Our little girl will be here in no time, approximately 7 weeks to go. I can’t believe it. I am very excited but I can’t lie and say that I am not scared shitless at the same time. I am not scared yet about labor and delivery, but I am scared about not knowing anything about babies. I was never really around them very much growing up and my nieces and nephews have all been born since I left home. I see/spoil them just a few times a year if I am lucky. Plus, due to the infertility, I have successfully avoided all the new moms in our circle. It was disheartening at every pregnancy announce (as many of you know) and I retreated to protect my heart.

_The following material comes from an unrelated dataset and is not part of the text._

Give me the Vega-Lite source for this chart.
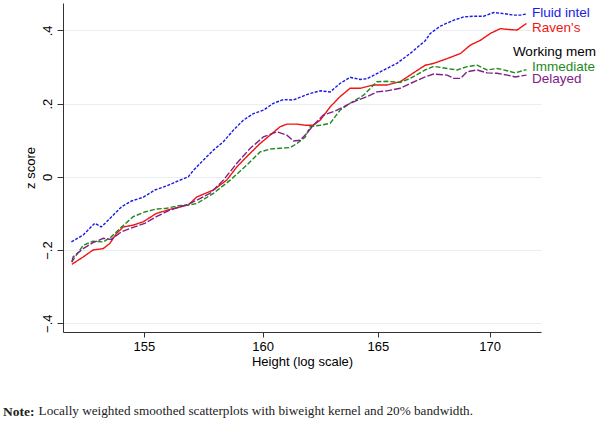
{
  "$schema": "https://vega.github.io/schema/vega-lite/v6.json",
  "width": 478,
  "height": 329,
  "autosize": {"type": "none"},
  "padding": {"left": 63, "top": 3, "right": 59, "bottom": 91},
  "background": "white",
  "config": {"view": {"stroke": null}, "font": "Liberation Sans"},
  "title": {
    "text": "Note:",
    "subtitle": "\u200b\u2003\u2003\u2002\u2009Locally weighted smoothed scatterplots with biweight kernel and 20% bandwidth.",
    "orient": "bottom",
    "anchor": "start",
    "frame": "group",
    "font": "Liberation Serif",
    "fontSize": 13.5,
    "fontWeight": "bold",
    "color": "#222222",
    "subtitleFont": "Liberation Serif",
    "subtitleFontSize": 13.2,
    "subtitleColor": "#222222",
    "subtitlePadding": -13.5,
    "dx": -60,
    "offset": 37
  },
  "datasets": {
    "curves": [
      {"s": "Fluid intel", "h": 152.03, "z": -0.178},
      {"s": "Fluid intel", "h": 152.51, "z": -0.159},
      {"s": "Fluid intel", "h": 152.98, "z": -0.127},
      {"s": "Fluid intel", "h": 153.25, "z": -0.137},
      {"s": "Fluid intel", "h": 153.60, "z": -0.114},
      {"s": "Fluid intel", "h": 154.08, "z": -0.082},
      {"s": "Fluid intel", "h": 154.49, "z": -0.066},
      {"s": "Fluid intel", "h": 154.97, "z": -0.056},
      {"s": "Fluid intel", "h": 155.46, "z": -0.036},
      {"s": "Fluid intel", "h": 155.94, "z": -0.025},
      {"s": "Fluid intel", "h": 156.43, "z": -0.011},
      {"s": "Fluid intel", "h": 156.85, "z": 0.000},
      {"s": "Fluid intel", "h": 157.07, "z": 0.018},
      {"s": "Fluid intel", "h": 157.49, "z": 0.046},
      {"s": "Fluid intel", "h": 157.91, "z": 0.073},
      {"s": "Fluid intel", "h": 158.33, "z": 0.096},
      {"s": "Fluid intel", "h": 158.76, "z": 0.128},
      {"s": "Fluid intel", "h": 159.18, "z": 0.155},
      {"s": "Fluid intel", "h": 159.61, "z": 0.173},
      {"s": "Fluid intel", "h": 160.03, "z": 0.182},
      {"s": "Fluid intel", "h": 160.46, "z": 0.201},
      {"s": "Fluid intel", "h": 160.89, "z": 0.211},
      {"s": "Fluid intel", "h": 161.32, "z": 0.210},
      {"s": "Fluid intel", "h": 161.83, "z": 0.223},
      {"s": "Fluid intel", "h": 162.04, "z": 0.228},
      {"s": "Fluid intel", "h": 162.48, "z": 0.235},
      {"s": "Fluid intel", "h": 162.91, "z": 0.232},
      {"s": "Fluid intel", "h": 163.34, "z": 0.255},
      {"s": "Fluid intel", "h": 163.78, "z": 0.272},
      {"s": "Fluid intel", "h": 164.22, "z": 0.266},
      {"s": "Fluid intel", "h": 164.52, "z": 0.268},
      {"s": "Fluid intel", "h": 165.11, "z": 0.287},
      {"s": "Fluid intel", "h": 165.84, "z": 0.310},
      {"s": "Fluid intel", "h": 166.43, "z": 0.337},
      {"s": "Fluid intel", "h": 167.10, "z": 0.372},
      {"s": "Fluid intel", "h": 167.33, "z": 0.392},
      {"s": "Fluid intel", "h": 167.78, "z": 0.412},
      {"s": "Fluid intel", "h": 168.38, "z": 0.428},
      {"s": "Fluid intel", "h": 168.83, "z": 0.437},
      {"s": "Fluid intel", "h": 169.28, "z": 0.439},
      {"s": "Fluid intel", "h": 169.73, "z": 0.439},
      {"s": "Fluid intel", "h": 170.19, "z": 0.449},
      {"s": "Fluid intel", "h": 170.64, "z": 0.446},
      {"s": "Fluid intel", "h": 171.10, "z": 0.442},
      {"s": "Fluid intel", "h": 171.40, "z": 0.442},
      {"s": "Fluid intel", "h": 171.68, "z": 0.445},

      {"s": "Raven's", "h": 152.05, "z": -0.239},
      {"s": "Raven's", "h": 152.51, "z": -0.219},
      {"s": "Raven's", "h": 152.91, "z": -0.200},
      {"s": "Raven's", "h": 153.33, "z": -0.196},
      {"s": "Raven's", "h": 153.60, "z": -0.182},
      {"s": "Raven's", "h": 153.87, "z": -0.155},
      {"s": "Raven's", "h": 154.15, "z": -0.137},
      {"s": "Raven's", "h": 154.56, "z": -0.132},
      {"s": "Raven's", "h": 154.97, "z": -0.123},
      {"s": "Raven's", "h": 155.52, "z": -0.100},
      {"s": "Raven's", "h": 156.08, "z": -0.089},
      {"s": "Raven's", "h": 156.85, "z": -0.077},
      {"s": "Raven's", "h": 157.21, "z": -0.055},
      {"s": "Raven's", "h": 157.91, "z": -0.036},
      {"s": "Raven's", "h": 158.47, "z": -0.009},
      {"s": "Raven's", "h": 158.90, "z": 0.027},
      {"s": "Raven's", "h": 159.32, "z": 0.055},
      {"s": "Raven's", "h": 159.89, "z": 0.091},
      {"s": "Raven's", "h": 160.32, "z": 0.114},
      {"s": "Raven's", "h": 160.75, "z": 0.137},
      {"s": "Raven's", "h": 161.04, "z": 0.144},
      {"s": "Raven's", "h": 161.47, "z": 0.144},
      {"s": "Raven's", "h": 161.83, "z": 0.141},
      {"s": "Raven's", "h": 162.18, "z": 0.141},
      {"s": "Raven's", "h": 162.48, "z": 0.155},
      {"s": "Raven's", "h": 162.91, "z": 0.191},
      {"s": "Raven's", "h": 163.34, "z": 0.219},
      {"s": "Raven's", "h": 163.78, "z": 0.242},
      {"s": "Raven's", "h": 164.22, "z": 0.242},
      {"s": "Raven's", "h": 164.81, "z": 0.251},
      {"s": "Raven's", "h": 165.40, "z": 0.251},
      {"s": "Raven's", "h": 165.99, "z": 0.260},
      {"s": "Raven's", "h": 166.43, "z": 0.278},
      {"s": "Raven's", "h": 167.10, "z": 0.305},
      {"s": "Raven's", "h": 167.48, "z": 0.310},
      {"s": "Raven's", "h": 168.08, "z": 0.323},
      {"s": "Raven's", "h": 168.68, "z": 0.337},
      {"s": "Raven's", "h": 169.13, "z": 0.360},
      {"s": "Raven's", "h": 169.58, "z": 0.373},
      {"s": "Raven's", "h": 170.04, "z": 0.392},
      {"s": "Raven's", "h": 170.49, "z": 0.405},
      {"s": "Raven's", "h": 170.80, "z": 0.403},
      {"s": "Raven's", "h": 171.25, "z": 0.401},
      {"s": "Raven's", "h": 171.68, "z": 0.419},

      {"s": "Immediate", "h": 152.05, "z": -0.232},
      {"s": "Immediate", "h": 152.51, "z": -0.187},
      {"s": "Immediate", "h": 152.91, "z": -0.176},
      {"s": "Immediate", "h": 153.33, "z": -0.178},
      {"s": "Immediate", "h": 153.66, "z": -0.164},
      {"s": "Immediate", "h": 154.08, "z": -0.137},
      {"s": "Immediate", "h": 154.56, "z": -0.109},
      {"s": "Immediate", "h": 155.04, "z": -0.096},
      {"s": "Immediate", "h": 155.52, "z": -0.088},
      {"s": "Immediate", "h": 155.94, "z": -0.086},
      {"s": "Immediate", "h": 156.43, "z": -0.079},
      {"s": "Immediate", "h": 156.85, "z": -0.077},
      {"s": "Immediate", "h": 157.21, "z": -0.073},
      {"s": "Immediate", "h": 157.91, "z": -0.045},
      {"s": "Immediate", "h": 158.62, "z": -0.009},
      {"s": "Immediate", "h": 159.32, "z": 0.032},
      {"s": "Immediate", "h": 159.89, "z": 0.068},
      {"s": "Immediate", "h": 160.32, "z": 0.076},
      {"s": "Immediate", "h": 160.75, "z": 0.078},
      {"s": "Immediate", "h": 161.18, "z": 0.080},
      {"s": "Immediate", "h": 161.47, "z": 0.091},
      {"s": "Immediate", "h": 161.83, "z": 0.109},
      {"s": "Immediate", "h": 162.04, "z": 0.137},
      {"s": "Immediate", "h": 162.48, "z": 0.141},
      {"s": "Immediate", "h": 162.91, "z": 0.146},
      {"s": "Immediate", "h": 163.34, "z": 0.182},
      {"s": "Immediate", "h": 163.78, "z": 0.201},
      {"s": "Immediate", "h": 164.37, "z": 0.223},
      {"s": "Immediate", "h": 164.96, "z": 0.260},
      {"s": "Immediate", "h": 165.40, "z": 0.261},
      {"s": "Immediate", "h": 165.99, "z": 0.258},
      {"s": "Immediate", "h": 166.43, "z": 0.269},
      {"s": "Immediate", "h": 167.10, "z": 0.292},
      {"s": "Immediate", "h": 167.48, "z": 0.302},
      {"s": "Immediate", "h": 168.08, "z": 0.296},
      {"s": "Immediate", "h": 168.53, "z": 0.292},
      {"s": "Immediate", "h": 168.98, "z": 0.301},
      {"s": "Immediate", "h": 169.43, "z": 0.305},
      {"s": "Immediate", "h": 169.89, "z": 0.292},
      {"s": "Immediate", "h": 170.34, "z": 0.296},
      {"s": "Immediate", "h": 170.80, "z": 0.290},
      {"s": "Immediate", "h": 171.17, "z": 0.284},
      {"s": "Immediate", "h": 171.68, "z": 0.293},

      {"s": "Delayed", "h": 152.05, "z": -0.233},
      {"s": "Delayed", "h": 152.10, "z": -0.219},
      {"s": "Delayed", "h": 152.51, "z": -0.196},
      {"s": "Delayed", "h": 152.91, "z": -0.180},
      {"s": "Delayed", "h": 153.33, "z": -0.168},
      {"s": "Delayed", "h": 153.66, "z": -0.171},
      {"s": "Delayed", "h": 154.08, "z": -0.150},
      {"s": "Delayed", "h": 154.56, "z": -0.138},
      {"s": "Delayed", "h": 155.04, "z": -0.127},
      {"s": "Delayed", "h": 155.52, "z": -0.109},
      {"s": "Delayed", "h": 156.08, "z": -0.091},
      {"s": "Delayed", "h": 156.85, "z": -0.075},
      {"s": "Delayed", "h": 157.21, "z": -0.064},
      {"s": "Delayed", "h": 157.77, "z": -0.045},
      {"s": "Delayed", "h": 158.33, "z": -0.009},
      {"s": "Delayed", "h": 158.90, "z": 0.037},
      {"s": "Delayed", "h": 159.47, "z": 0.078},
      {"s": "Delayed", "h": 160.03, "z": 0.109},
      {"s": "Delayed", "h": 160.61, "z": 0.123},
      {"s": "Delayed", "h": 161.04, "z": 0.114},
      {"s": "Delayed", "h": 161.32, "z": 0.098},
      {"s": "Delayed", "h": 161.61, "z": 0.100},
      {"s": "Delayed", "h": 161.83, "z": 0.114},
      {"s": "Delayed", "h": 162.18, "z": 0.141},
      {"s": "Delayed", "h": 162.62, "z": 0.169},
      {"s": "Delayed", "h": 163.05, "z": 0.178},
      {"s": "Delayed", "h": 163.49, "z": 0.191},
      {"s": "Delayed", "h": 163.93, "z": 0.205},
      {"s": "Delayed", "h": 164.52, "z": 0.219},
      {"s": "Delayed", "h": 164.96, "z": 0.232},
      {"s": "Delayed", "h": 165.40, "z": 0.235},
      {"s": "Delayed", "h": 165.99, "z": 0.242},
      {"s": "Delayed", "h": 166.43, "z": 0.255},
      {"s": "Delayed", "h": 167.10, "z": 0.273},
      {"s": "Delayed", "h": 167.48, "z": 0.281},
      {"s": "Delayed", "h": 168.08, "z": 0.278},
      {"s": "Delayed", "h": 168.38, "z": 0.269},
      {"s": "Delayed", "h": 168.68, "z": 0.269},
      {"s": "Delayed", "h": 168.98, "z": 0.287},
      {"s": "Delayed", "h": 169.43, "z": 0.292},
      {"s": "Delayed", "h": 169.89, "z": 0.284},
      {"s": "Delayed", "h": 170.34, "z": 0.283},
      {"s": "Delayed", "h": 170.80, "z": 0.278},
      {"s": "Delayed", "h": 171.17, "z": 0.273},
      {"s": "Delayed", "h": 171.68, "z": 0.278}
    ],
    "labels": [
      {"s": "Fluid intel", "h": 171.94, "z": 0.449},
      {"s": "Raven's", "h": 171.94, "z": 0.408},
      {"s": "Working mem", "h": 171.06, "z": 0.342},
      {"s": "Immediate", "h": 171.94, "z": 0.299},
      {"s": "Delayed", "h": 171.94, "z": 0.266}
    ]
  },
  "layer": [
    {
      "data": {"name": "curves"},
      "mark": {"type": "line", "strokeWidth": 1.4, "clip": true},
      "encoding": {
        "x": {
          "field": "h",
          "type": "quantitative",
          "scale": {"type": "log", "domain": [151.69, 172.35], "nice": false, "zero": false},
          "axis": {
            "values": [155, 160, 165, 170],
            "format": "d",
            "title": "Height (log scale)",
            "titleFont": "Liberation Sans",
            "titleFontSize": 13,
            "titleFontWeight": "normal",
            "titleColor": "#000000",
            "titlePadding": 2,
            "labelFont": "Liberation Sans",
            "labelFontSize": 13,
            "labelColor": "#000000",
            "labelPadding": 3,
            "tickSize": 5,
            "tickColor": "#333333",
            "domainColor": "#333333",
            "grid": false
          }
        },
        "y": {
          "field": "z",
          "type": "quantitative",
          "scale": {"domain": [-0.424, 0.475], "nice": false, "zero": false},
          "axis": {
            "values": [-0.4, -0.2, 0, 0.2, 0.4],
            "labelExpr": "datum.value == 0 ? '0' : replace(format(datum.value, '.1f'), '0.', '.')",
            "labelAngle": -90,
            "title": "z score",
            "titleFont": "Liberation Sans",
            "titleFontSize": 13,
            "titleFontWeight": "normal",
            "titleColor": "#000000",
            "labelFont": "Liberation Sans",
            "labelFontSize": 13,
            "labelColor": "#000000",
            "labelPadding": 3,
            "tickSize": 6,
            "tickColor": "#333333",
            "domainColor": "#333333",
            "grid": true,
            "gridColor": "#e8eff1",
            "gridWidth": 1.2
          }
        },
        "color": {
          "field": "s",
          "type": "nominal",
          "scale": {
            "domain": ["Fluid intel", "Raven's", "Immediate", "Delayed", "Working mem"],
            "range": ["#1a1ae6", "#f01414", "#1e8a1e", "#80208a", "#000000"]
          },
          "legend": null
        },
        "strokeDash": {
          "field": "s",
          "type": "nominal",
          "scale": {
            "domain": ["Fluid intel", "Raven's", "Immediate", "Delayed"],
            "range": [[3, 1.5], [1, 0], [5, 2], [7, 2]]
          },
          "legend": null
        }
      }
    },
    {
      "data": {"name": "labels"},
      "mark": {"type": "text", "align": "left", "baseline": "middle", "fontSize": 13.5, "font": "Liberation Sans", "clip": false},
      "encoding": {
        "x": {"field": "h", "type": "quantitative"},
        "y": {"field": "z", "type": "quantitative"},
        "text": {"field": "s"},
        "color": {"field": "s", "type": "nominal", "legend": null}
      }
    }
  ]
}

I am scared about how our life will be forever changed. I am scared about being a single mom 4 nights out of the week while Ben is working. Even though we have the most amazing friends surrounding us, I am scared that we live 10 hrs from both grandparents and neither of them can come running when I call. I am scared that I am not emotionally strong enough to be a mommy. I struggled with the responsibility of being a wife. I am scared about being able to afford the baby and all that she will need from insurance, daycare, diapers, etc. (Luckily, do to some awesome friends and family members, I do not think we will every have to worry about her going naked! Unless, she is a nudist! J) I am scared that I do not have the natural mommy instinct.
I am sure all new mommies worry about this insecurity too. I know that it will all work out for the best. But for right now, I am just scared.